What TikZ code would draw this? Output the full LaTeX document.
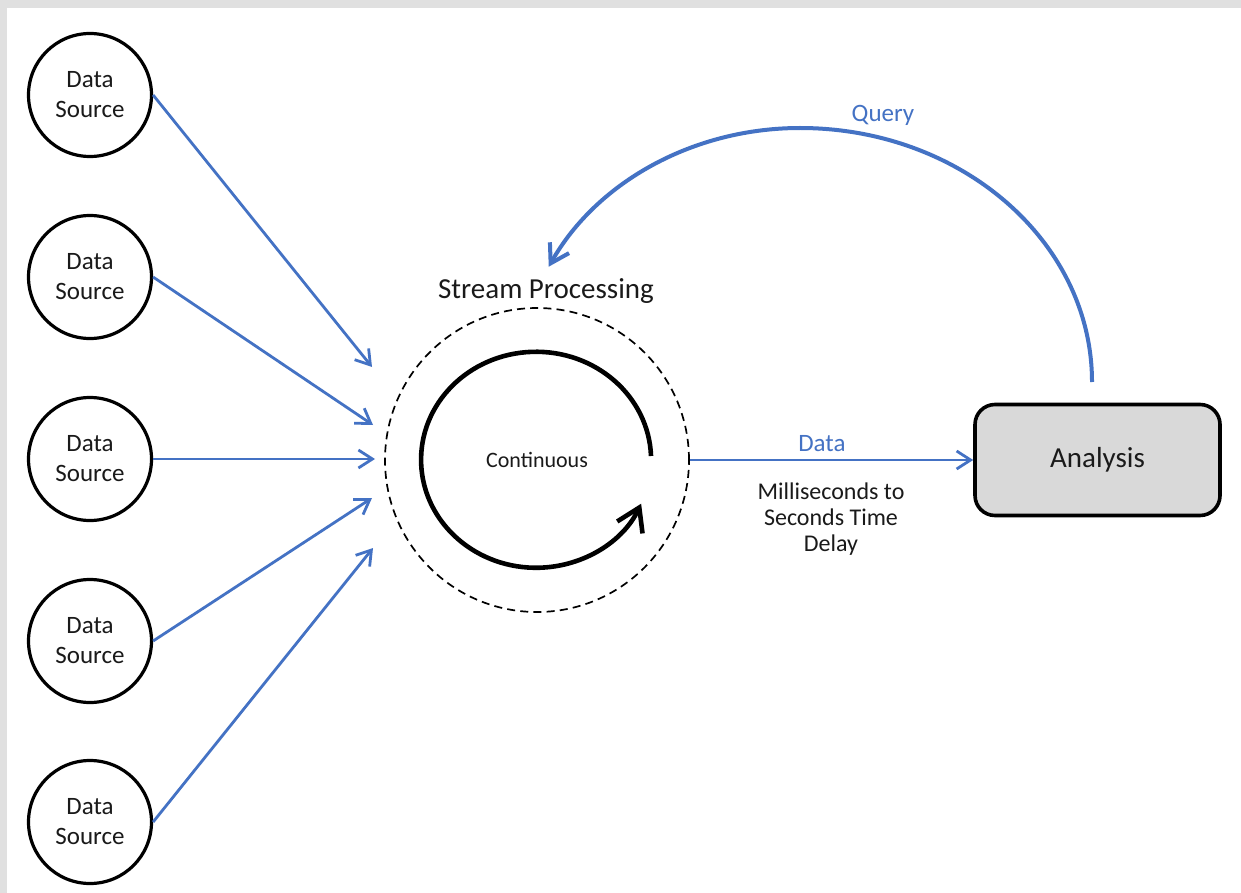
\documentclass[tikz,border=0pt]{standalone}
\usepackage{fontspec}
\setmainfont{Carlito}
\usetikzlibrary{arrows.meta}
\definecolor{ablue}{HTML}{4472C4}
\definecolor{bgray}{HTML}{E0E0E0}
\definecolor{boxgray}{HTML}{D9D9D9}
\definecolor{ink}{HTML}{1A1A1A}
\begin{document}
\begin{tikzpicture}[x=0.5pt,y=0.5pt,
  src/.style={circle,draw,line width=1.6pt,minimum size=61.5pt,inner sep=0pt,align=center,
    text=ink,font=\fontsize{12.5}{15}\selectfont},
  feed/.style={draw=ablue,line width=1.4pt,-{Straight Barb[length=7pt,width=9pt]}},
  query/.style={draw=ablue,line width=2pt,-{Straight Barb[length=9pt,width=11pt]}},
  bluetext/.style={text=ablue,font=\fontsize{12.5}{14}\selectfont},
]
\useasboundingbox (0,0) rectangle (1241,-893);
\fill[bgray] (0,0) rectangle (1241,-893);
\fill[white] (7,-8) rectangle (1241,-893);

% data sources
\node[src] (ds1) at (90,-95) {Data\\Source};
\node[src] (ds2) at (90,-277) {Data\\Source};
\node[src] (ds3) at (90,-459) {Data\\Source};
\node[src] (ds4) at (90,-641) {Data\\Source};
\node[src] (ds5) at (90,-822) {Data\\Source};

% stream processing
\node[circle,draw,dash pattern=on 4pt off 2.6pt,line width=0.85pt,minimum size=152pt,inner sep=0pt,
  text=ink,font=\fontsize{11}{12}\selectfont] (sp) at (537,-460) {Continuous};
\node[text=ink,font=\fontsize{14.5}{17}\selectfont] (title) at (546,-291) {Stream Processing};
\draw[line width=2.3pt,-{Straight Barb[length=11pt,width=14pt]}]
  ([shift={(114,4)}]sp.center) arc[start angle=2,end angle=336,x radius=57.5pt,y radius=54pt];

% feed end points
\coordinate (e1) at (372,-367);
\coordinate (e2) at (373,-425);
\coordinate (e3) at (375,-459);
\coordinate (e4) at (372,-498);
\coordinate (e5) at (373,-548);
\draw[feed] (ds1.east) -- (e1);
\draw[feed] (ds2.east) -- (e2);
\draw[feed] (ds3.east) -- (e3);
\draw[feed] (ds4.east) -- (e4);
\draw[feed] (ds5.east) -- (e5);

% analysis
\node[draw,line width=1.8pt,fill=boxgray,rounded corners=10pt,minimum width=122.5pt,minimum height=55.5pt,
  text=ink,font=\fontsize{14.5}{17}\selectfont] (an) at (1097.5,-460) {Analysis};
\draw[feed] (sp.east) -- node[pos=0.466,above=0pt,bluetext] (datalbl) {Data} (an.west);
\node[align=center,text=ink,font=\fontsize{12}{13}\selectfont] (delay) at (831,-519) {Milliseconds to\\Seconds Time\\Delay};

% query
\coordinate (qs) at (1092,-382);
\draw[query] (qs) arc[start angle=0,end angle=90,x radius=146pt,y radius=127pt]
  arc[start angle=90,end angle=153,x radius=141pt,y radius=127pt];
\node[bluetext] (qlbl) at (883,-115) {Query};
\end{tikzpicture}
\end{document}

------------------------------------------------------------------------

[SET PROBLEM]: Starting at the first line of the material, output exactly the lines up to and including the one with "(ds5) at (90,-822)". Do not include the pictures.

[RESPONSE TO THIS EXERCISE]:
What TikZ code would draw this? Output the full LaTeX document.
\documentclass[tikz,border=0pt]{standalone}
\usepackage{fontspec}
\setmainfont{Carlito}
\usetikzlibrary{arrows.meta}
\definecolor{ablue}{HTML}{4472C4}
\definecolor{bgray}{HTML}{E0E0E0}
\definecolor{boxgray}{HTML}{D9D9D9}
\definecolor{ink}{HTML}{1A1A1A}
\begin{document}
\begin{tikzpicture}[x=0.5pt,y=0.5pt,
  src/.style={circle,draw,line width=1.6pt,minimum size=61.5pt,inner sep=0pt,align=center,
    text=ink,font=\fontsize{12.5}{15}\selectfont},
  feed/.style={draw=ablue,line width=1.4pt,-{Straight Barb[length=7pt,width=9pt]}},
  query/.style={draw=ablue,line width=2pt,-{Straight Barb[length=9pt,width=11pt]}},
  bluetext/.style={text=ablue,font=\fontsize{12.5}{14}\selectfont},
]
\useasboundingbox (0,0) rectangle (1241,-893);
\fill[bgray] (0,0) rectangle (1241,-893);
\fill[white] (7,-8) rectangle (1241,-893);

% data sources
\node[src] (ds1) at (90,-95) {Data\\Source};
\node[src] (ds2) at (90,-277) {Data\\Source};
\node[src] (ds3) at (90,-459) {Data\\Source};
\node[src] (ds4) at (90,-641) {Data\\Source};
\node[src] (ds5) at (90,-822) {Data\\Source};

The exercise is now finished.